If you attempt to take all the numbers on a 100 square and see which can be made by adding consecutive numbers eg. 3+4=7 or 1+2+3=6 The only numbers you can't do are
2,4,8,16,32,64 etc

Can anyone explain this for me?
and does this particular pattern have a special name?

By Michael Doré (P904) on Thursday, January 6, 2000 - 07:54 pm:

I'm not sure but I think that the following works: [It does! - The Editor]

If a number can be written like

(r + 1) + (r + 2) + (r + 3) + ... + (n - 1) + n

then this is equal to n(n+1)/2 - r(r+1)/2 using the result: sum of first n integers = n(n+1)/2.

So if x is a number that can be written like that then

x = n(n+1)/2 - r(r+1)/2 for integers n and r which aren't negative, and where n is at least 2 more than r.

We can re-write x as (n-r)(n+r+1)/2. This isn't obvious, but if you multiply out you'll see it works.
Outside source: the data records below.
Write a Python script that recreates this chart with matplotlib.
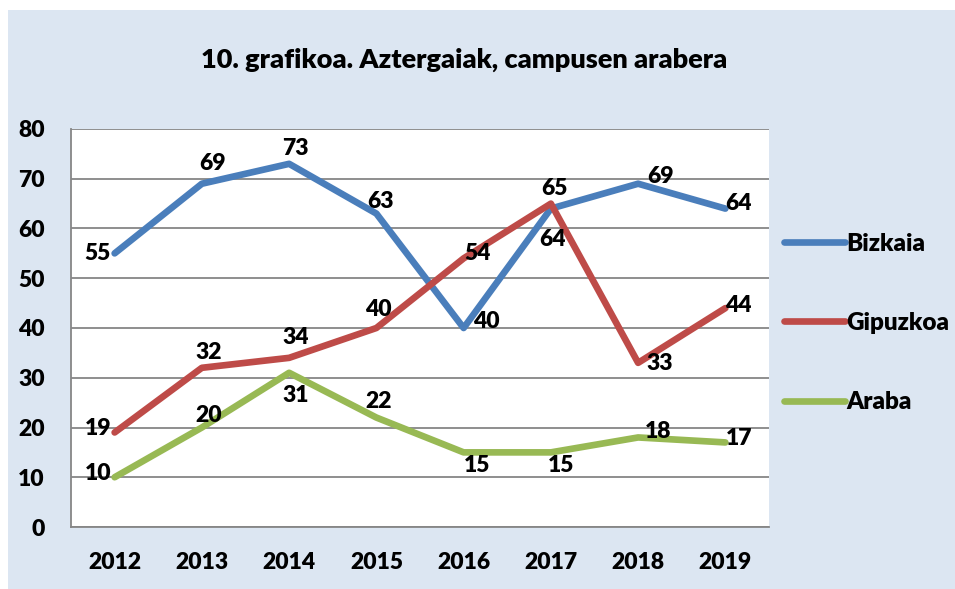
import matplotlib
matplotlib.use("Agg")
import matplotlib.pyplot as plt
from matplotlib.patches import Rectangle

plt.rcParams['font.family'] = ['Lato', 'DejaVu Sans']
W = 800  # heavy weight
plt.rcParams['font.weight'] = W

years = ['2012', '2013', '2014', '2015', '2016', '2017', '2018', '2019']
bizkaia = [55, 69, 73, 63, 40, 64, 69, 64]
gipuzkoa = [19, 32, 34, 40, 54, 65, 33, 44]
araba = [10, 20, 31, 22, 15, 15, 18, 17]
series_names = ['Bizkaia', 'Gipuzkoa', 'Araba']
title = '10. grafikoa. Aztergaiak, campusen arabera'

colors = ['#4A7EBB', '#BE4B48', '#98B954']

# label offsets in pixels (dx, dy up positive)
offs = [
    [(-4, 0, 'right'), (11, 20, 'center'), (6, 15, 'center'), (4, 12, 'center'),
     (23, 7, 'center'), (2, -31, 'center'), (22, 7, 'center'), (13, 5, 'center')],
    [(-16, 4, 'center'), (7, 15, 'center'), (7, 20, 'center'), (2, 18, 'center'),
     (14, 5, 'center'), (4, 15, 'center'), (22, -1, 'center'), (13, 3, 'center')],
    [(-16, 4, 'center'), (7, 12, 'center'), (7, -23, 'center'), (2, 16, 'center'),
     (13, -13, 'center'), (10, -13, 'center'), (20, 6, 'center'), (14, 4, 'center')],
]

fig = plt.figure(figsize=(9.55, 5.89), dpi=100)
fig.patch.set_facecolor('white')
fig.patches.append(Rectangle((8 / 955, 0), 1, (589 - 10) / 589, transform=fig.transFigure,
                             facecolor='#DCE6F2', edgecolor='none', zorder=-10))

ax = fig.add_axes([71 / 955, (589 - 527) / 589, (769 - 71) / 955, (527 - 129) / 589])
ax.set_facecolor('white')

x = list(range(len(years)))
lines = []
for data, c, name, off in zip([bizkaia, gipuzkoa, araba], colors, series_names, offs):
    ln, = ax.plot(x, data, color=c, lw=4.8, solid_capstyle='round', solid_joinstyle='round',
                  label=name, zorder=3)
    lines.append(ln)
    for xi, v, (dx, dy, ha) in zip(x, data, off):
        ax.annotate(str(v), (xi, v), xytext=(dx, dy), textcoords='offset pixels',
                    ha=ha, va='center', fontsize=16.5, fontweight=W, color='black', zorder=4)

ax.set_xlim(-0.5, len(years) - 0.5)
ax.set_ylim(0, 80)
ax.set_yticks(range(0, 81, 10))
ax.set_xticks(x)
ax.set_xticklabels(years)
ax.yaxis.grid(True, color='#868686', lw=1.3)
ax.set_axisbelow(True)
ax.tick_params(axis='both', length=0, labelsize=16.5)
ax.tick_params(axis='y', pad=19)
ax.tick_params(axis='x', pad=18)
for lab in ax.get_xticklabels() + ax.get_yticklabels():
    lab.set_fontweight(W)
for s in ['top', 'right']:
    ax.spines[s].set_visible(False)
for s in ['left', 'bottom']:
    ax.spines[s].set_color('#868686')
    ax.spines[s].set_linewidth(1.3)

fig.text(464 / 955, (589 - 60) / 589, title, ha='center', va='center', fontsize=19.5, fontweight=W)

leg = fig.legend(handles=lines, labels=series_names, loc='center left',
                 bbox_to_anchor=(762 / 955, (589 - 323) / 589), frameon=False,
                 fontsize=17.5, handlelength=2.5, handletextpad=0.05, labelspacing=2.35)
for t in leg.get_texts():
    t.set_fontweight(W)

fig.savefig('out.png', dpi=100, facecolor=fig.get_facecolor())
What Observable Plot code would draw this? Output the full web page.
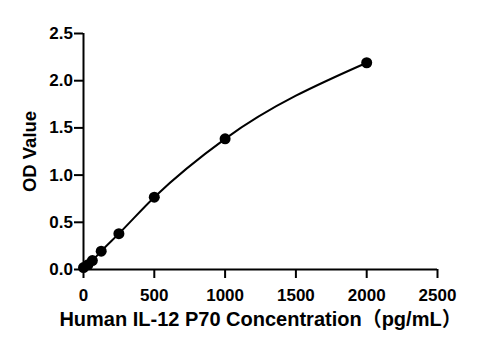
<!DOCTYPE html>
<html>
<head>
<meta charset="utf-8">
<script src="https://cdn.jsdelivr.net/npm/d3@7"></script>
<script src="https://cdn.jsdelivr.net/npm/@observablehq/plot@0.6"></script>
<style>
  html, body { margin: 0; padding: 0; background: #fff; }
  svg { font-family: "Liberation Sans", Arial, sans-serif; }
</style>
</head>
<body>
<div id="chart"></div>
<script>
const concentrations = [0, 31.25, 62.5, 125, 250, 500, 1000, 2000];
const odValues = [0.02, 0.05, 0.095, 0.194, 0.38, 0.766, 1.384, 2.19];
const xTicks = [0, 500, 1000, 1500, 2000, 2500];
const yTicks = [0, 0.5, 1.0, 1.5, 2.0, 2.5];
const xTitle = "Human IL-12 P70 Concentration（pg/mL）";
const yTitle = "OD Value";

const data = concentrations.map((c, i) => ({x: c, y: odValues[i]}));

const font = "'Liberation Sans', Arial, 'Noto Sans CJK SC', sans-serif";

const plot = Plot.plot({
  width: 492,
  height: 350,
  marginLeft: 83,
  marginRight: 55,
  marginTop: 33,
  marginBottom: 81,
  x: {domain: [0, 2500]},
  y: {domain: [0, 2.5]},
  style: {fontFamily: font, background: "#fff", color: "#000"},
  marks: [
    Plot.axisX({ticks: xTicks, tickSize: 9, tickPadding: 10, tickFormat: d => String(d), fontSize: 17, fontWeight: "bold", strokeWidth: 2, label: null}),
    Plot.axisY({ticks: yTicks, tickSize: 9, tickPadding: 1.5, tickFormat: d => d.toFixed(1), fontSize: 17, fontWeight: "bold", strokeWidth: 2, label: null}),
    Plot.ruleX([0], {strokeWidth: 2}),
    Plot.ruleY([0], {strokeWidth: 2}),
    Plot.line(data, {x: "x", y: "y", curve: "monotone-x", strokeWidth: 2, stroke: "#000"}),
    Plot.dot(data, {x: "x", y: "y", r: 5.5, fill: "#000", stroke: "none"}),
    Plot.text([xTitle], {frameAnchor: "bottom", textAnchor: "middle", dy: 56, lineAnchor: "bottom", fontSize: 20, fontWeight: "bold", fill: "#000"}),
    Plot.text([yTitle], {frameAnchor: "left", textAnchor: "middle", dx: -53, rotate: -90, fontSize: 18.5, fontWeight: "bold", fill: "#000"})
  ]
});
document.getElementById("chart").appendChild(plot);
</script>
</body>
</html>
If we now let q = n - r then q will also be a non-negative integer and: 2x = q(2r+q+1).

The right hand side is an odd number (greater than 1) multiplied by an even number: if q is even, then 2r+q will also be even and 2r+q+1 will be odd.

Therefore the left hand side (2x) must have an odd factor greater than 1. Therefore x has an odd factor greater than 1. Therefore it is impossible to write any of the powers of 2 (20, 21, 22...) like this. What's more 1,2,4,8,... are the only ones that do not work - because it is always possible to factor an even number into q and q + an arbitary odd number as long as it has an odd factor.

Therefore the powers of 2 (1, 2, 2×2, 2×2×2, 2×2×2×2 etc) are the only ones left.

Hope this is right,

Michael